EMC Data Domain products enter the archive market

(c) 2011 Silverton Consulting, Inc., All Rights Reserved
(c) 2011 Silverton Consulting, Inc., All Rights Reserved

In another assault on the tape market, EMC announced today a new Data Domain 860 Archiver appliance. This new system supports both short-term and long-term retention of backup data. This attacks one of the last bastions of significant tape use – long-term data archives.

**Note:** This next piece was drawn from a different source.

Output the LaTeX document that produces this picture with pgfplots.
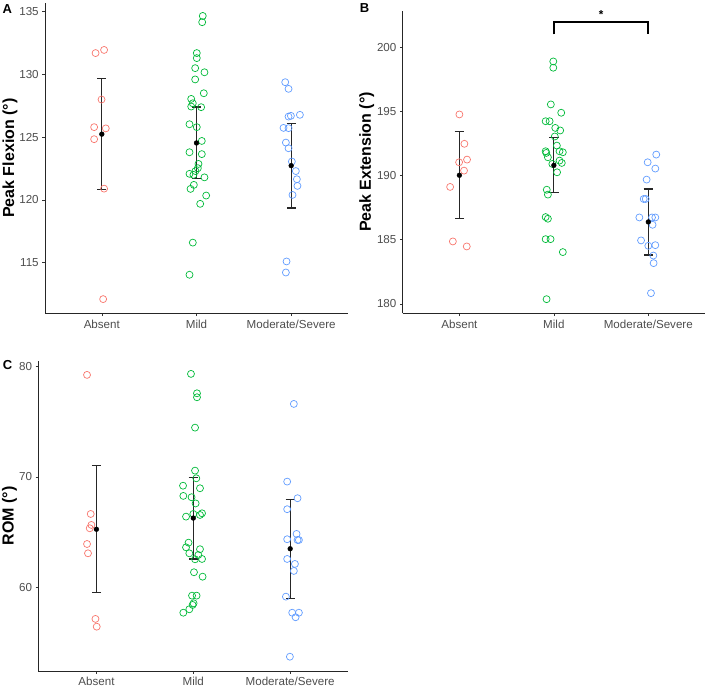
\documentclass[border=0pt]{standalone}
\usepackage{fontspec}
\setmainfont{Liberation Sans}
\usepackage{pgfplots}
\pgfplotsset{compat=1.18}

\definecolor{grpAbsent}{HTML}{F8766D}
\definecolor{grpMild}{HTML}{00BA38}
\definecolor{grpSevere}{HTML}{619CFF}
\definecolor{ticktext}{HTML}{4D4D4D}

\pgfplotsset{
  panel/.style={
    scale only axis,
    xmin=0.4, xmax=3.6,
    axis lines*=left,
    axis line style={black!85, line width=0.8pt},
    xtick={1,2,3},
    xticklabels={Absent, Mild, Moderate/Severe},
    tick align=outside,
    major tick length=2.8pt,
    tick style={black!80, line width=0.6pt},
    ticklabel style={font=\fontsize{11.6}{13}\selectfont, text=ticktext},
    /pgf/number format/assume math mode=true,
    ylabel style={font=\bfseries\fontsize{16}{18}\selectfont, anchor=center},
    clip=false,
  },
  jit/.style={only marks, mark=o, mark size=3.5pt, mark options={line width=0.7pt}},
  summ/.style={only marks, mark=*, mark size=2.4pt, black,
    error bars/.cd, y dir=both, y explicit,
    error bar style={line width=1.2pt, black!85},
    error mark options={rotate=90, mark size=4.65pt, line width=1.2pt, black!85}},
}

\begin{document}
\begin{tikzpicture}
\path[use as bounding box] (0,0) rectangle (709pt,687pt);

% ---------------- A: peak flexion ----------------
\begin{axis}[panel, at={(45pt,373.7pt)}, anchor=south west,
  width=303pt, height=310.3pt,
  ymin=110.97, ymax=135.69, ytick={115,120,125,130,135},
  ylabel={Peak Flexion (°)},
  ylabel style={at={(axis description cs:-0.1155,0.5)}}]
\addplot[jit, grpAbsent] table[row sep=\\] {
x y \\ 0.934 131.7 \\ 1.024 131.95 \\ 0.997 128.0 \\ 0.919 125.8 \\
1.042 125.7 \\ 0.919 124.84 \\ 1.024 120.9 \\ 1.014 112.1 \\
};
\addplot[jit, grpMild] table[row sep=\\] {
x y \\ 2.066 134.66 \\ 2.060 134.16 \\ 2.003 131.7 \\ 2.003 131.3 \\
1.986 130.5 \\ 2.084 130.17 \\ 1.986 129.6 \\ 2.077 128.5 \\
1.944 128.05 \\ 1.961 127.7 \\ 1.944 127.44 \\ 2.049 127.39 \\
1.926 126.03 \\ 2.003 125.8 \\ 2.056 124.7 \\ 1.926 123.8 \\
2.056 123.65 \\ 2.021 122.87 \\ 2.014 122.53 \\ 1.989 122.3 \\
1.926 122.08 \\ 1.968 122.0 \\ 2.084 121.8 \\ 1.972 121.2 \\
1.937 120.88 \\ 2.102 120.35 \\ 2.039 119.69 \\ 1.961 116.6 \\
1.926 114.04 \\
};
\addplot[jit, grpSevere] table[row sep=\\] {
x y \\ 2.937 129.38 \\ 2.972 128.85 \\ 2.972 126.64 \\ 2.997 126.7 \\
3.092 126.78 \\ 2.919 125.74 \\ 2.972 125.72 \\ 2.944 124.57 \\
2.972 124.12 \\ 3.007 123.06 \\ 3.049 122.3 \\ 3.060 121.65 \\
3.066 121.12 \\ 3.014 120.4 \\ 2.951 115.1 \\ 2.944 114.22 \\
};
\addplot[summ] coordinates {
(1,125.24) +- (0,4.43)
(2,124.54) +- (0,2.86)
(3,122.73) +- (0,3.38)
};
\end{axis}

% ---------------- B: peak extension ----------------
\begin{axis}[panel, at={(402.7pt,373.7pt)}, anchor=south west,
  width=302.3pt, height=302.4pt,
  ymin=179.27, ymax=202.84, ytick={180,185,190,195,200},
  ylabel={Peak Extension (°)},
  ylabel style={at={(axis description cs:-0.119,0.5)}}]
\addplot[jit, grpAbsent] table[row sep=\\] {
x y \\ 1.000 194.77 \\ 1.053 192.48 \\ 1.081 191.25 \\ 0.997 191.04 \\
1.049 190.39 \\ 0.902 189.12 \\ 0.931 184.87 \\ 1.078 184.48 \\
};
\addplot[jit, grpMild] table[row sep=\\] {
x y \\ 1.994 198.9 \\ 1.994 198.41 \\ 1.968 195.55 \\ 2.078 194.9 \\
1.913 194.24 \\ 1.955 194.24 \\ 2.015 193.72 \\ 2.067 193.52 \\
2.010 193.05 \\ 2.032 192.34 \\ 1.913 191.9 \\ 1.920 191.77 \\
2.060 191.9 \\ 2.095 191.82 \\ 1.937 191.43 \\ 2.060 191.17 \\
2.084 190.99 \\ 1.984 190.91 \\ 2.034 190.26 \\ 1.925 188.9 \\
1.937 188.52 \\ 1.913 186.77 \\ 1.937 186.64 \\ 1.913 185.05 \\
1.965 185.05 \\ 2.095 184.04 \\ 1.923 180.37 \\
};
\addplot[jit, grpSevere] table[row sep=\\] {
x y \\ 3.084 191.64 \\ 2.993 191.04 \\ 3.074 190.55 \\ 2.982 189.69 \\
2.951 188.18 \\ 2.972 188.18 \\ 2.905 186.74 \\ 3.039 186.74 \\
3.074 186.74 \\ 3.045 186.17 \\ 2.923 184.95 \\ 3.000 184.53 \\
3.074 184.58 \\ 3.053 183.77 \\ 3.056 183.18 \\ 3.028 180.84 \\
};
\addplot[summ] coordinates {
(1,190.03) +- (0,3.385)
(2,190.80) +- (0,2.145)
(3,186.39) +- (0,2.57)
};
% significance bracket between Mild and Moderate/Severe
\draw[black, line width=1.8pt] (axis cs:2,201.0) -- (axis cs:2,201.98)
  -- (axis cs:3,201.98) -- (axis cs:3,201.0);
\node[font=\bfseries\fontsize{11.6}{13}\selectfont] at (axis cs:2.5,202.55) {*};
\end{axis}

% ---------------- C: range of motion ----------------
\begin{axis}[panel, at={(38.3pt,16pt)}, anchor=south west,
  width=310pt, height=310.3pt,
  ymin=52.48, ymax=80.48, ytick={60,70,80},
  ylabel={ROM (°)},
  ylabel style={at={(axis description cs:-0.093,0.5)}}]
\addplot[jit, grpAbsent] table[row sep=\\] {
x y \\ 0.903 79.2 \\ 0.941 66.65 \\ 0.948 65.66 \\ 0.931 65.36 \\
0.903 63.94 \\ 0.913 63.1 \\ 0.990 57.18 \\ 1.003 56.48 \\
};
\addplot[jit, grpMild] table[row sep=\\] {
x y \\ 1.976 79.29 \\ 2.038 77.54 \\ 2.038 77.18 \\ 2.018 74.44 \\
2.018 70.56 \\ 2.031 69.87 \\ 1.894 69.2 \\ 2.069 68.97 \\
1.897 68.28 \\ 1.982 68.16 \\ 2.024 67.6 \\ 2.000 66.65 \\
1.925 66.41 \\ 2.069 66.56 \\ 2.090 66.71 \\ 1.951 64.06 \\
1.925 63.64 \\ 2.069 63.47 \\ 1.959 63.1 \\ 2.052 62.95 \\
2.090 62.59 \\ 2.018 62.56 \\ 2.007 61.39 \\ 2.096 60.99 \\
1.987 59.28 \\ 2.034 59.28 \\ 2.003 58.59 \\ 1.993 58.44 \\
1.959 58.05 \\ 1.897 57.74 \\
};
\addplot[jit, grpSevere] table[row sep=\\] {
x y \\ 3.038 76.58 \\ 2.969 69.57 \\ 3.076 68.07 \\ 2.969 67.08 \\
3.066 64.85 \\ 2.969 64.37 \\ 3.076 64.3 \\ 3.090 64.3 \\
2.969 62.59 \\ 3.049 62.14 \\ 3.038 61.51 \\ 2.956 59.19 \\
3.021 57.74 \\ 3.090 57.74 \\ 3.056 57.33 \\ 2.997 53.77 \\
};
\addplot[summ] coordinates {
(1,65.27) +- (0,5.72)
(2,66.28) +- (0,3.69)
(3,63.51) +- (0,4.47)
};
\end{axis}

% panel letters
\node[font=\bfseries\fontsize{13}{15}\selectfont] at (7.2pt,677.8pt) {A};
\node[font=\bfseries\fontsize{13}{15}\selectfont] at (364.5pt,679pt) {B};
\node[font=\bfseries\fontsize{13}{15}\selectfont] at (7.5pt,322pt) {C};
\end{tikzpicture}
\end{document}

Historically, a cheap version of archives had been the long-term retention of full backup tapes. As such, if one needed to keep data around for 5 years, one would keep all their full backup tape sets offsite, in a vault somewhere for 5 years. They could then rotate the tapes (bring them back into scratch use) after the 5 years elapsed. One problem with this – tape technology is advancing to a new generation of technology more like every 2-3 years and as such, a 5-year old tape cartridge would be at least one generation back before it could be re-used. But current tape technology always reads 2 generations and writes at least one generation back so this use would still be feasible. I would say that many tape users did something like this to create a “psuedopseudo-archive”.

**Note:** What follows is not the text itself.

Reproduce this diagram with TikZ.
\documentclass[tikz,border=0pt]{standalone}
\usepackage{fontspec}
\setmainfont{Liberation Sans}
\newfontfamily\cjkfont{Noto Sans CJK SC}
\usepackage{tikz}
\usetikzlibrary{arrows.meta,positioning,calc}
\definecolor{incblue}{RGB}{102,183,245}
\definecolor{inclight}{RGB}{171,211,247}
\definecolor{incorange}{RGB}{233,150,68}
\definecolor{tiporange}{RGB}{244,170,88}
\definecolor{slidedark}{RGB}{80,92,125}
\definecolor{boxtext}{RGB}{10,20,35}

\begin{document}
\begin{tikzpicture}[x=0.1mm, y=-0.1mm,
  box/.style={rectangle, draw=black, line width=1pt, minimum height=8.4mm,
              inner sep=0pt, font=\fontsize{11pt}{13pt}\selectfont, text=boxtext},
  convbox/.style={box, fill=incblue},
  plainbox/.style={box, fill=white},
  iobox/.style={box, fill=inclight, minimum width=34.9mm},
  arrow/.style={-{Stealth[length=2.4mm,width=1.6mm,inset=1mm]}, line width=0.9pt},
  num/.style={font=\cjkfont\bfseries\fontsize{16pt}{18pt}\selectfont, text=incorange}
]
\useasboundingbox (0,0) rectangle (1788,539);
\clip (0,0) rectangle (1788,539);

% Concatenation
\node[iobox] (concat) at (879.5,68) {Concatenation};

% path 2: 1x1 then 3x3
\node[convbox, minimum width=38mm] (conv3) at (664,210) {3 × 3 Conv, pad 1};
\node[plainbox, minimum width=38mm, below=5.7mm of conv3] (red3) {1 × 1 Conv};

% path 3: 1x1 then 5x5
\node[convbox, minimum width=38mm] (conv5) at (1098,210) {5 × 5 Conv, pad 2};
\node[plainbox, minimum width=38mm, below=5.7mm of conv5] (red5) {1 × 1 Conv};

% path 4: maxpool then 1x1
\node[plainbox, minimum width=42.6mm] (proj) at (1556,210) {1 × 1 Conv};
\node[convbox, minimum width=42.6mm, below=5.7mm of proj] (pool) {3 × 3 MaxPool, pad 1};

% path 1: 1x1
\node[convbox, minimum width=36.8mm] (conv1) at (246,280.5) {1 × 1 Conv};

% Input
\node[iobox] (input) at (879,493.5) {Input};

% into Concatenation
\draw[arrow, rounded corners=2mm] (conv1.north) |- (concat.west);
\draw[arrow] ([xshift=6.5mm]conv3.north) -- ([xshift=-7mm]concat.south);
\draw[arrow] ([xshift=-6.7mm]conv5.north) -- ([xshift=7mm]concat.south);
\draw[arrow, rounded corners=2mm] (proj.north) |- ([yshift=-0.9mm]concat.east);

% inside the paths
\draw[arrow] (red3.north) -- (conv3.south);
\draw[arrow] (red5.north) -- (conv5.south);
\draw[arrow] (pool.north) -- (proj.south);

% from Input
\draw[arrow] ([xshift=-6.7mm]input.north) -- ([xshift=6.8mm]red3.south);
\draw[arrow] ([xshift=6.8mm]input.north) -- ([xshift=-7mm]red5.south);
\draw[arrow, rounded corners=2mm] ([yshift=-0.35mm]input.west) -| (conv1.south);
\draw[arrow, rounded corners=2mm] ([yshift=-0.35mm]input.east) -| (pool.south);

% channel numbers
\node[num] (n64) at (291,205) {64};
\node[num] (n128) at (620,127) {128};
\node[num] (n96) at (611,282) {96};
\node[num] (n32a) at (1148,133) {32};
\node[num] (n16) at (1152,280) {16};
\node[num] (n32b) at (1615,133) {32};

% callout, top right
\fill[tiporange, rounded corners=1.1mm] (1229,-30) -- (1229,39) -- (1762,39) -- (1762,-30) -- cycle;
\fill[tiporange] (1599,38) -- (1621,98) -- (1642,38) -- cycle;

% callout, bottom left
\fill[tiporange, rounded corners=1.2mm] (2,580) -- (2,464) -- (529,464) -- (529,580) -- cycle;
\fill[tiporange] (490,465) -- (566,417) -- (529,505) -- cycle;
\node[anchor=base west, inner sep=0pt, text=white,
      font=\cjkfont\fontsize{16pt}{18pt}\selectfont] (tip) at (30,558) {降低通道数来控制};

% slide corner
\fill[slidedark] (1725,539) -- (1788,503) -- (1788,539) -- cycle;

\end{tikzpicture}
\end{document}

On the other hand, there exists many specific archive point products that focused on one or a few application arenas such as email, records, or database archives which would extract specific data items and place them into archive. These did not generally apply outside one or a few application domains but were used to support stringent compliance requirements. The advantage of these application based archive systems is that the data was actually removed from primary storage, out of any data protection activities and placed permanently in only “archive storage”. Such data would be subject to strict retention policies and as such, would be inviolate (couldn’t be modified) and could not be deleted until formally expired.

Enter the Data Domain 860 Archiver, this system supports up to 24 disk shelves, each one of which could either be dedicated to short- or long-term data retention. Backup file data is moved within the appliance by automated policy from short- to long-term storage. Up to 4-disk shelves can be dedicated to short-term storage with the remainder considered long-term archive units.

When a long-term archive unit (disk shelf) fills up with backup data it is “sealed”, i.e., it is given all the metadata required to reconstruct its file system and deduplication domain and thus, would not require the use of other disk shelves to access its data. In this way one creates a standalone unit that contains everything needed to recover the data. Not unlike a full backup tape set which can be used in a standalone fashion to restore data.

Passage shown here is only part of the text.